Collect each line holding the string "React".

[Saved entries]
** start **
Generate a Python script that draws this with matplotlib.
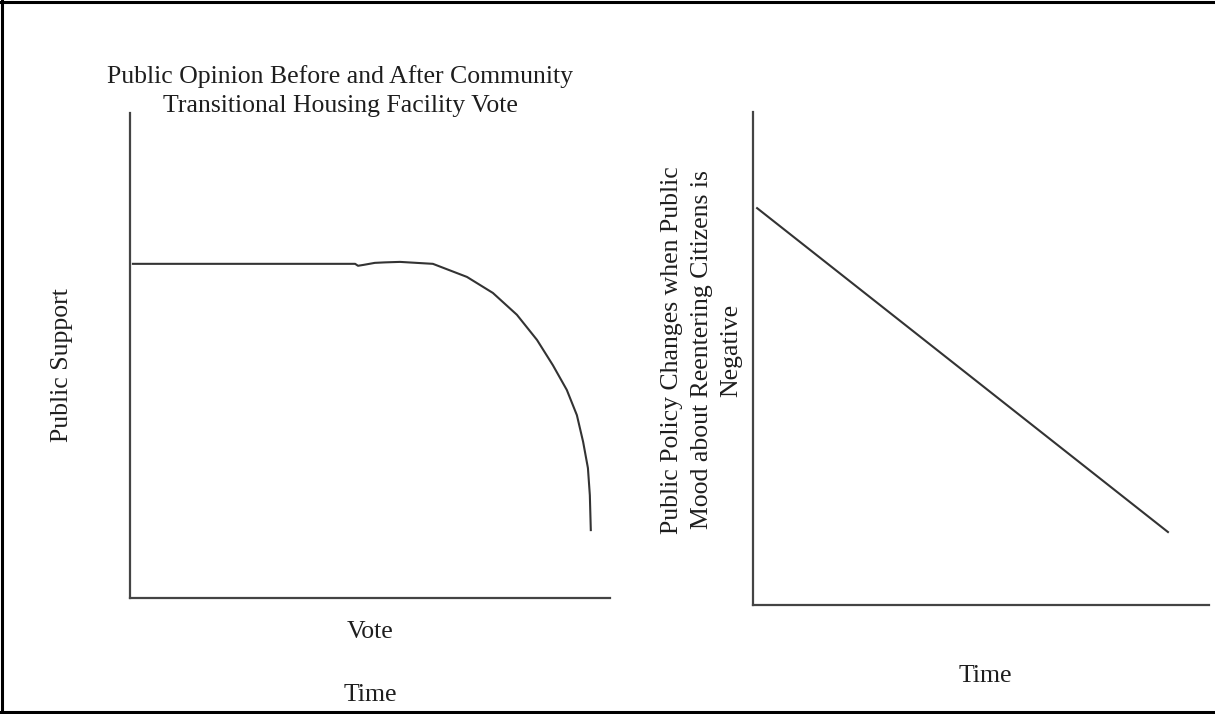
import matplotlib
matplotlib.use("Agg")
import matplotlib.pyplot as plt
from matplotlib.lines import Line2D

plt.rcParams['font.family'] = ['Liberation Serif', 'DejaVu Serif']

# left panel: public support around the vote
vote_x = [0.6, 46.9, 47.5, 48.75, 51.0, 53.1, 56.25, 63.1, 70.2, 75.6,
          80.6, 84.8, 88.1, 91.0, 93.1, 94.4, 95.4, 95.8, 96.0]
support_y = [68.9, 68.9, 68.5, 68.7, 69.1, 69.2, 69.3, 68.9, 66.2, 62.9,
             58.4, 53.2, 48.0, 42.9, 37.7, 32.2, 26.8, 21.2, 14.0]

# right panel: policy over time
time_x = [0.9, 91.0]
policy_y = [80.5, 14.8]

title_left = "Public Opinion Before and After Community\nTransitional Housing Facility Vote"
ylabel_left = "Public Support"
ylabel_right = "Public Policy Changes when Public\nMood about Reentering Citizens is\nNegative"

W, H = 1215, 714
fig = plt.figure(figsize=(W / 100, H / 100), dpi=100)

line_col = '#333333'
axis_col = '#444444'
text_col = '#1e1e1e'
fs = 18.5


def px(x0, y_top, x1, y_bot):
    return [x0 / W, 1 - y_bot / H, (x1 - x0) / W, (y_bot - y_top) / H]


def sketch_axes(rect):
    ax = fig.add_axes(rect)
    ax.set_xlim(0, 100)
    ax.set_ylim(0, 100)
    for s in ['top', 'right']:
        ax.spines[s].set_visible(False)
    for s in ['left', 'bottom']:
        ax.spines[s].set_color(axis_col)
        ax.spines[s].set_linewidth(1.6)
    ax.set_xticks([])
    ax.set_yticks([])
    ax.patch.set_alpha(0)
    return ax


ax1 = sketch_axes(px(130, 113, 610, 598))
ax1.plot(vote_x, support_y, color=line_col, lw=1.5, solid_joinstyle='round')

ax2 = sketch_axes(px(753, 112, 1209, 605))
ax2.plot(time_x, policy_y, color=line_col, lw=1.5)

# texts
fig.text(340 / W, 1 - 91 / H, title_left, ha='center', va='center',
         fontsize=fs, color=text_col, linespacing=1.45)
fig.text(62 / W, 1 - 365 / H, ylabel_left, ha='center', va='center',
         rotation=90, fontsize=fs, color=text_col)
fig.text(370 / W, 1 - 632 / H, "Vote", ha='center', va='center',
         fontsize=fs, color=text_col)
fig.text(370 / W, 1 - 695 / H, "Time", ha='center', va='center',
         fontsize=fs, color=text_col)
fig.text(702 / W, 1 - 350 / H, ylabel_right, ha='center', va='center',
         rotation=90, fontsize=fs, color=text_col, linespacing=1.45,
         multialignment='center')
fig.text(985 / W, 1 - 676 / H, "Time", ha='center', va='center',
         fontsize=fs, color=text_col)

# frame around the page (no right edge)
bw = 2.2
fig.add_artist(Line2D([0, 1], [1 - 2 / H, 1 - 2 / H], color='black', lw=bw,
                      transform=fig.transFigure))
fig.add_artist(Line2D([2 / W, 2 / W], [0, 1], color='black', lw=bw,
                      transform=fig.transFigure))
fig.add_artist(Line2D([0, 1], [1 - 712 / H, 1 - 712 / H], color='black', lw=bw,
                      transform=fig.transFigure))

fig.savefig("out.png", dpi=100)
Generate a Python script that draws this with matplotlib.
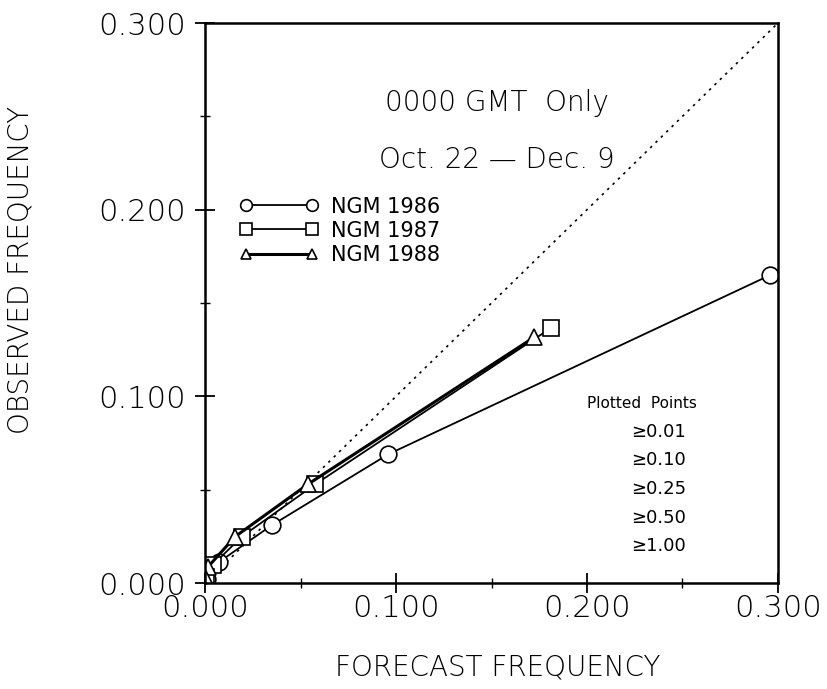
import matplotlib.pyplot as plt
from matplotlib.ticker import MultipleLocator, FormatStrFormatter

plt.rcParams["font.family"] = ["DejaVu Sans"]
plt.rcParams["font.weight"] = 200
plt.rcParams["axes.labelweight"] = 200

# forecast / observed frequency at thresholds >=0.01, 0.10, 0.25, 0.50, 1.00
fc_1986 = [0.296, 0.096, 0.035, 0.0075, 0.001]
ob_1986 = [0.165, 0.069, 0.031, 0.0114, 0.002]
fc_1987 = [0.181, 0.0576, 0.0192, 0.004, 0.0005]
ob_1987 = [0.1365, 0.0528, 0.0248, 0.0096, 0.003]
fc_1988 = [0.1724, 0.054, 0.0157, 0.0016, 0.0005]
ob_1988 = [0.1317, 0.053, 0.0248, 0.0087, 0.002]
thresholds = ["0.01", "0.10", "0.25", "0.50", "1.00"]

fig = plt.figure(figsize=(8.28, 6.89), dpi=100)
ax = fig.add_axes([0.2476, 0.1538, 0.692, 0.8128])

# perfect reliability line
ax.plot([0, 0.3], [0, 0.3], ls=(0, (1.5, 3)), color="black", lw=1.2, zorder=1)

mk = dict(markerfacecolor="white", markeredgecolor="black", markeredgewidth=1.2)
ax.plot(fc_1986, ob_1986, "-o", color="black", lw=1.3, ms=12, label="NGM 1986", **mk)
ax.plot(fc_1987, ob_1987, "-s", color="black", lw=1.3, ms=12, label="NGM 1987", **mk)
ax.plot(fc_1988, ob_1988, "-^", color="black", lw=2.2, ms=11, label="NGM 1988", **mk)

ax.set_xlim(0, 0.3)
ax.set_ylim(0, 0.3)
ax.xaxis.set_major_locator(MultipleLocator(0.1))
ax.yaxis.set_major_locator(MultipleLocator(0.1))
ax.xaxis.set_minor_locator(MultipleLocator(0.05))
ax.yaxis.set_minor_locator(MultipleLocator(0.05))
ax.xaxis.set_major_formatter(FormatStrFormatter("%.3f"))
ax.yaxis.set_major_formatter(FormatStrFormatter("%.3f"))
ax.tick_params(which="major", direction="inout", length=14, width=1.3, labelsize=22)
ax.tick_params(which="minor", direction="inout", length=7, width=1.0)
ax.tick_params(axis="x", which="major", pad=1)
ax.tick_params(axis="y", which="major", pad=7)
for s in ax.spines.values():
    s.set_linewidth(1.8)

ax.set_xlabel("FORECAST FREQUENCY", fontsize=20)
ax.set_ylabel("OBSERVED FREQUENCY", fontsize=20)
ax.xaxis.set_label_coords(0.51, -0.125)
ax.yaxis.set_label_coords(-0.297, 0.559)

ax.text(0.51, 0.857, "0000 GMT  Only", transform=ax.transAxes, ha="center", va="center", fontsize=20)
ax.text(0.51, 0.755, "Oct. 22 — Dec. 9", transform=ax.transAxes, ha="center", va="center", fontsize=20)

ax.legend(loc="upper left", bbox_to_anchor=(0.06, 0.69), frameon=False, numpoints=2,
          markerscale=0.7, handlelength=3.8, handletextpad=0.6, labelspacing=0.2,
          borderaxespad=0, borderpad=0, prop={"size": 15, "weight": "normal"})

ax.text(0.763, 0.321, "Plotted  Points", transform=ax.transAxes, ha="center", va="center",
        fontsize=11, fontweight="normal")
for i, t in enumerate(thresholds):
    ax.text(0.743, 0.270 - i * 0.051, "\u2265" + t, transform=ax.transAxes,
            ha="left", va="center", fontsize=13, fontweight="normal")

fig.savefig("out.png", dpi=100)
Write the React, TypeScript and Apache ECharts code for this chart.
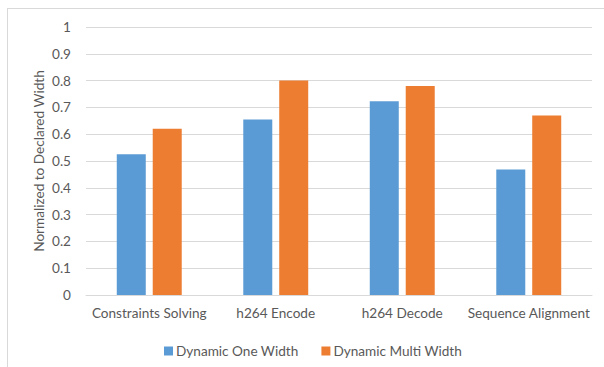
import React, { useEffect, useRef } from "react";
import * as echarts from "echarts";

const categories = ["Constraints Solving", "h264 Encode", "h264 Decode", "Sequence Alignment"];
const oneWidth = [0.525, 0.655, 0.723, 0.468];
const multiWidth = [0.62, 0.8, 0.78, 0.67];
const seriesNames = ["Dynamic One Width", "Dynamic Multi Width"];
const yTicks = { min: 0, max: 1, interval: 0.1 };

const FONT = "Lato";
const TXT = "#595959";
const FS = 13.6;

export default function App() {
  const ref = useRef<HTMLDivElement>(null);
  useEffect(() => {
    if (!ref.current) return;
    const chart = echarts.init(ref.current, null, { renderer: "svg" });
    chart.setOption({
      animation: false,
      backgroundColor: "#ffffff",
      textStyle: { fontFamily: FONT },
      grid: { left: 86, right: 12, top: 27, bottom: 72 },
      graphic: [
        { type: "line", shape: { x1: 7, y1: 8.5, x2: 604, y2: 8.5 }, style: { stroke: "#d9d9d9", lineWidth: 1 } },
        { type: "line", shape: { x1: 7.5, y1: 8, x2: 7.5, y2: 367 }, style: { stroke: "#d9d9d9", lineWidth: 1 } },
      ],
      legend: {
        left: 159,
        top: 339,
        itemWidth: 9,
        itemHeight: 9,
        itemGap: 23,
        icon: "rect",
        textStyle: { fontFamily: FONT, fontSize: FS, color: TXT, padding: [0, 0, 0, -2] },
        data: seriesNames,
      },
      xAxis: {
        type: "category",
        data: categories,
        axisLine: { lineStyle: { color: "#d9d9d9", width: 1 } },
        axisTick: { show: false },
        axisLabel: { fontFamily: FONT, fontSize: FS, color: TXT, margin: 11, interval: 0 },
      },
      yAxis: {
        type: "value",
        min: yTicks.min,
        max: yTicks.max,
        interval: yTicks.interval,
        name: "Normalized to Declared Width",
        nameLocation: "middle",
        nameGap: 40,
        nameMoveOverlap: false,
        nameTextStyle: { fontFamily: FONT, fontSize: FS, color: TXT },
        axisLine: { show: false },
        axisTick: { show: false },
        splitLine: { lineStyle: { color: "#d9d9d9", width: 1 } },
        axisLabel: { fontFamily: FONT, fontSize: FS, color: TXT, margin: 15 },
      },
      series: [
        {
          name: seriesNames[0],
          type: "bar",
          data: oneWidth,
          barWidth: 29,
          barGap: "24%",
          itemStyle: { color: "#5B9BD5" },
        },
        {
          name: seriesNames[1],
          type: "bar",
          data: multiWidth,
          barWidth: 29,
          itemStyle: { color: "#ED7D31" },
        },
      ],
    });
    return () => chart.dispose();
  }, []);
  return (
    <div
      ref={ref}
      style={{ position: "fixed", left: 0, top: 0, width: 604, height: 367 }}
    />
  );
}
** end **
> [Solution to this exercise]
Write the React, TypeScript and Apache ECharts code for this chart.
import React, { useEffect, useRef } from "react";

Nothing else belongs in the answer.